Geology and Architecture
The use of Suevite in architecture
The Suevite created by the impact of the meteorite was used for construction purposes by the Romans in the Ries and its surroundings. It was the construction material for numerous buildings in Nördlingen and its environs, especially in the Middle Ages. For example, St. George’s Church with “Daniel” is almost entirely built out of Suevite. Whether the construction material actually originated from just one quarry (Altenbürg) is not known.
Besides in religious buildings, the rock was also used to construct secular structures in the areas where it naturally occurred. In Nördlingen, parts of the city hall, the Baldinger gate and other gate structures as well as parts of the city fortifications (e.g., the Berger wall section) are built out of this rock. In Nördlingen’s surrounding area, Suevite is used in the Harburg fortress and in many village churches, among others. In Munich, Suevite can be admired as a construction component in the Deutsches Museum and the building formerly the royal Bavarian Verkehrsministerium. There are even some buildings in Berlin that are constructed from Suevite.

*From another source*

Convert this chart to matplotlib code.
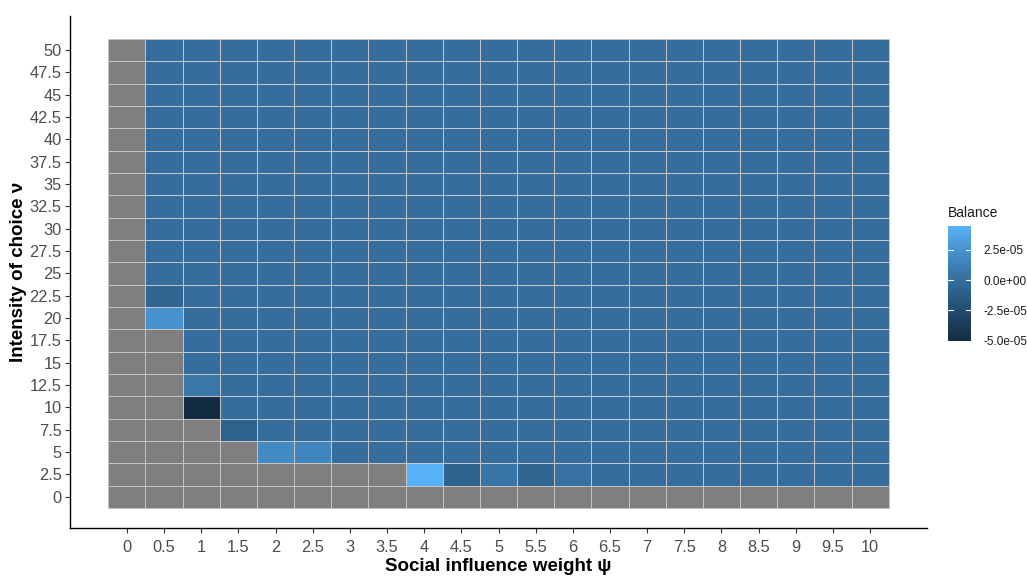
import numpy as np
import matplotlib
matplotlib.use("Agg")
import matplotlib.pyplot as plt
from matplotlib.colors import ListedColormap, Normalize

plt.rcParams['font.family'] = ['Liberation Sans', 'DejaVu Sans']

# grid axes
psi_vals = [0, 0.5, 1, 1.5, 2, 2.5, 3, 3.5, 4, 4.5, 5, 5.5, 6, 6.5, 7, 7.5, 8, 8.5, 9, 9.5, 10]
nu_vals = [0, 2.5, 5, 7.5, 10, 12.5, 15, 17.5, 20, 22.5, 25, 27.5, 30, 32.5, 35,
           37.5, 40, 42.5, 45, 47.5, 50]
psi_labels = ['0', '0.5', '1', '1.5', '2', '2.5', '3', '3.5', '4', '4.5', '5', '5.5',
              '6', '6.5', '7', '7.5', '8', '8.5', '9', '9.5', '10']
nu_labels = ['0', '2.5', '5', '7.5', '10', '12.5', '15', '17.5', '20', '22.5', '25', '27.5',
             '30', '32.5', '35', '37.5', '40', '42.5', '45', '47.5', '50']

# smallest psi with a defined balance, per nu row (None = whole row missing)
first_psi = [None, 4, 2, 1.5, 1, 1, 1, 1, 0.5, 0.5, 0.5, 0.5, 0.5, 0.5, 0.5,
             0.5, 0.5, 0.5, 0.5, 0.5, 0.5]

# cells that differ from zero balance: (psi, nu, balance)
balance_cells = [
    (0.5, 22.5, -6.0e-06),
    (0.5, 20, 2.5e-05),
    (1, 12.5, 6.0e-06),
    (1, 10, -5.02e-05),
    (1.5, 7.5, -8.0e-06),
    (2, 5, 1.9e-05),
    (2.5, 5, 1.6e-05),
    (4, 2.5, 4.45e-05),
    (4.5, 2.5, -8.0e-06),
    (5, 2.5, 5.0e-06),
    (5.5, 2.5, -6.0e-06),
    (6, 2.5, 2.0e-06),
]


def srgb_to_lab(rgb):
    rgb = np.asarray(rgb, float)
    lin = np.where(rgb <= 0.04045, rgb / 12.92, ((rgb + 0.055) / 1.055) ** 2.4)
    m = np.array([[0.4124, 0.3576, 0.1805],
                  [0.2126, 0.7152, 0.0722],
                  [0.0193, 0.1192, 0.9505]])
    xyz = m @ lin / np.array([0.95047, 1.0, 1.08883])
    f = np.where(xyz > 0.008856, np.cbrt(xyz), 7.787 * xyz + 16 / 116)
    return np.array([116 * f[1] - 16, 500 * (f[0] - f[1]), 200 * (f[1] - f[2])])


def lab_to_srgb(lab):
    L, a, b = lab
    fy = (L + 16) / 116
    fx = fy + a / 500
    fz = fy - b / 200
    f = np.array([fx, fy, fz])
    xyz = np.where(f ** 3 > 0.008856, f ** 3, (f - 16 / 116) / 7.787)
    xyz = xyz * np.array([0.95047, 1.0, 1.08883])
    m = np.array([[3.2406, -1.5372, -0.4986],
                  [-0.9689, 1.8758, 0.0415],
                  [0.0557, -0.2040, 1.0570]])
    lin = m @ xyz
    rgb = np.where(lin <= 0.0031308, 12.92 * lin, 1.055 * np.clip(lin, 0, None) ** (1 / 2.4) - 0.055)
    return np.clip(rgb, 0, 1)


# blue gradient interpolated in Lab space
low = srgb_to_lab(np.array([0x13, 0x2B, 0x43]) / 255)
high = srgb_to_lab(np.array([0x56, 0xB1, 0xF7]) / 255)
cmap = ListedColormap([lab_to_srgb(low + (high - low) * t) for t in np.linspace(0, 1, 256)])
cmap.set_bad('#7F7F7F')

nx, ny = len(psi_vals), len(nu_vals)
grid = np.full((ny, nx), np.nan)
for j, start in enumerate(first_psi):
    if start is None:
        continue
    for i, p in enumerate(psi_vals):
        if p >= start:
            grid[j, i] = 0.0
for p, n, v in balance_cells:
    grid[nu_vals.index(n), psi_vals.index(p)] = v

vmin, vmax = -5.02e-05, 4.45e-05
norm = Normalize(vmin, vmax)

W, H = 1027, 576
fig = plt.figure(figsize=(W / 100, H / 100), dpi=100)
ax = fig.add_axes([70 / W, (H - 528) / H, (927 - 70) / W, (528 - 16) / H])

mesh = ax.pcolormesh(np.arange(nx + 1) - 0.5, np.arange(ny + 1) - 0.5,
                     np.ma.masked_invalid(grid), cmap=cmap, norm=norm,
                     edgecolors='#C4C4C4', linewidth=0.5)
ax.set_xlim(-1.53, nx - 1 + 1.53)
ax.set_ylim(-1.40, ny - 1 + 1.53)

ax.set_xticks(range(nx))
ax.set_xticklabels(psi_labels)
ax.set_yticks(range(ny))
ax.set_yticklabels(nu_labels)
ax.tick_params(labelsize=11.8, labelcolor='#4D4D4D', color='#333333', length=3.5, width=0.8)
ax.tick_params(axis='y', pad=2.5)
ax.tick_params(axis='x', pad=5)
for side in ['top', 'right']:
    ax.spines[side].set_visible(False)
for side in ['left', 'bottom']:
    ax.spines[side].set_linewidth(1.0)
    ax.spines[side].set_color('black')

ax.set_xlabel('Social influence weight ψ', fontsize=13.5, fontweight='bold', labelpad=2)
ax.set_ylabel('Intensity of choice ν', fontsize=13.5, fontweight='bold', labelpad=2)

# colour bar legend
cax = fig.add_axes([948 / W, (H - 341) / H, 23 / W, 115 / H])
cb = fig.colorbar(mesh, cax=cax)
cb.outline.set_visible(False)
cb_ticks = [-5.0e-05, -2.5e-05, 0.0, 2.5e-05]
cb.set_ticks(cb_ticks)
cb.set_ticklabels(['-5.0e-05', '-2.5e-05', '0.0e+00', '2.5e-05'])
cax.tick_params(labelsize=8.5, labelcolor='#1A1A1A', length=0, pad=9)
for t in cb_ticks:
    cax.plot([0, 0.2], [t, t], color='white', lw=0.8, transform=cax.get_yaxis_transform())
    cax.plot([0.8, 1], [t, t], color='white', lw=0.8, transform=cax.get_yaxis_transform())
fig.text(948 / W, (H - 213) / H, 'Balance', fontsize=10, va='center', ha='left', color='#1A1A1A')

fig.savefig('out.png', dpi=100)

Of special significance is the use of stable rock for design purposes. Examples include parts of the outside staircase on Nördlingen’s city hall (built in 1618 by City Master Builder Wolfgang Walberger in the late-Gothic and Renaissance styles), mid-reliefs (Schneidt’sches house) and numerous archways of buildings (Sparkasse, Schneidt’sches house, Museum “augenblick”). Many of these archways were probably also painted (Reihl’sches house, Alte Schranne).
The advantages—but also the problems—of the use of Suevite in construction are explained by its formation. The rock is ultimately sediment that formed when loose materials consolidated over time (diagenesis). Hence it can be described as “the porous, rough breaking rock has very variable consistencies as a result of irregular cracks and separating planes and zones of moderate consolidation.” (Weinig, 1987) Nevertheless it is good to work by hand.
The difficulty is its weather resistance—or rather its susceptibility to weathering. Damage from weathering can appear remarkably close to area appearing stable. Here the intensity of the mechanical consolidation and the appearance of precipitated mineralogical binding agent (calcite) play important roles. Especially the latter reacts very sensitively to changes in environmental conditions and therefore can weather easily. The results are loosening and peeling of the rock.